MUM NE ZAMAN SÖNECEK
Hani, yalancının mum yatsıya kadar yanardı. Bunca yalancı bunca yalan arasında gerçekler toz duman arasında yolunu şaşırmış; insanlar, kovanına azgın eşek arısı dalmış gibi panik halinde kırılıp kol kanattan oluyor.
Bir büyü bir sihir bilen varsa, çıksın artık ortaya da gerçeğe çevirsin Pinokyo Masalını. Çevirsin de her soktuğu yeri kana acıya zulme boğan, her gün bir karış uzayan burnu, körler bile görsün.
Görmemişin oğlu olmuş, çekmiş cükünü koparmış derler de bu görmemiş, çük bahşetti, çük oğlanlarına, “milletin .amına koysunlar” diye.
”MİLLET, Ar. millet (din, şeriat) ten millet…Gerçek anlamı: yazılmış, düzenlenmiş olan.
Bir inanca, bir dine bağlı topluluk. (Ter.
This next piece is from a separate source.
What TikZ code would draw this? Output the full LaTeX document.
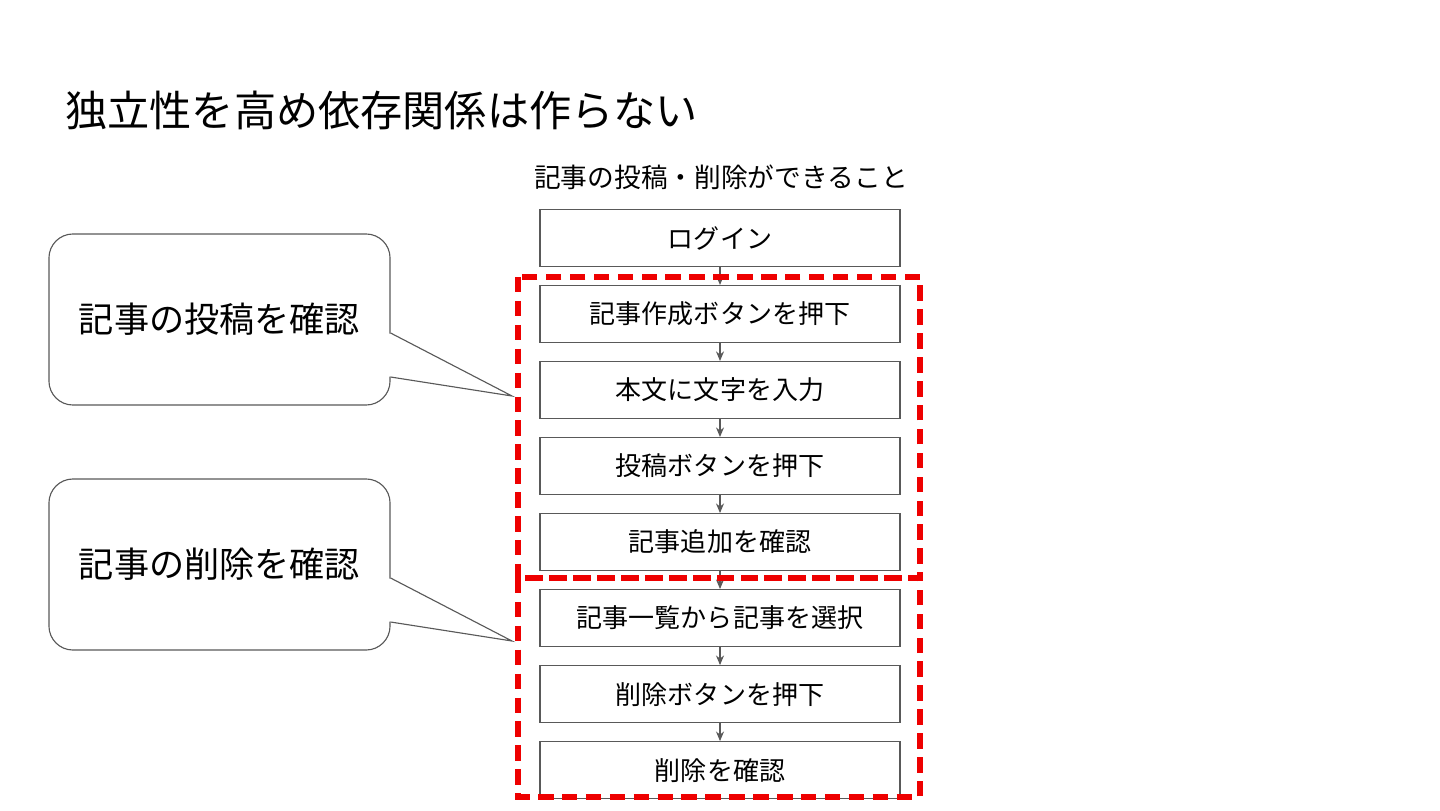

Kam. Terceman, Kamus-i Osmanlı)”
Bu alıntı, İsmet Zeki Eyüboğlu’nun, TÜRK DİLİNİN ETİMOLOJİ SÖZLÜĞÜ’nden aynen alınmıştır.
Görüldüğü gibi milletten kasıt, ümmettir. Ümmettir de her müslümanım diyen de ümmet değildir. Muaviye – Yezit taifesinden olmak şartı vardır. Vardır da bunu şimdilik söylemiyor.
Öyle olmayacak zamanda öyle laflar ediyor ki beyni olan insanlar zihinsel travma geçiriyor.
Demokrasinin, amaca -amaç ne mene şeyse- götürecek tren olduğunu söyleyip sonra da demokrasi havarisi kesilmişti ya şu lakırtısı kelebek kondurdu:
”Siyasi hayatta ne aldanan oldum ne aldatan” Uuhahahahaha. İlahlar aklımı koruyun !..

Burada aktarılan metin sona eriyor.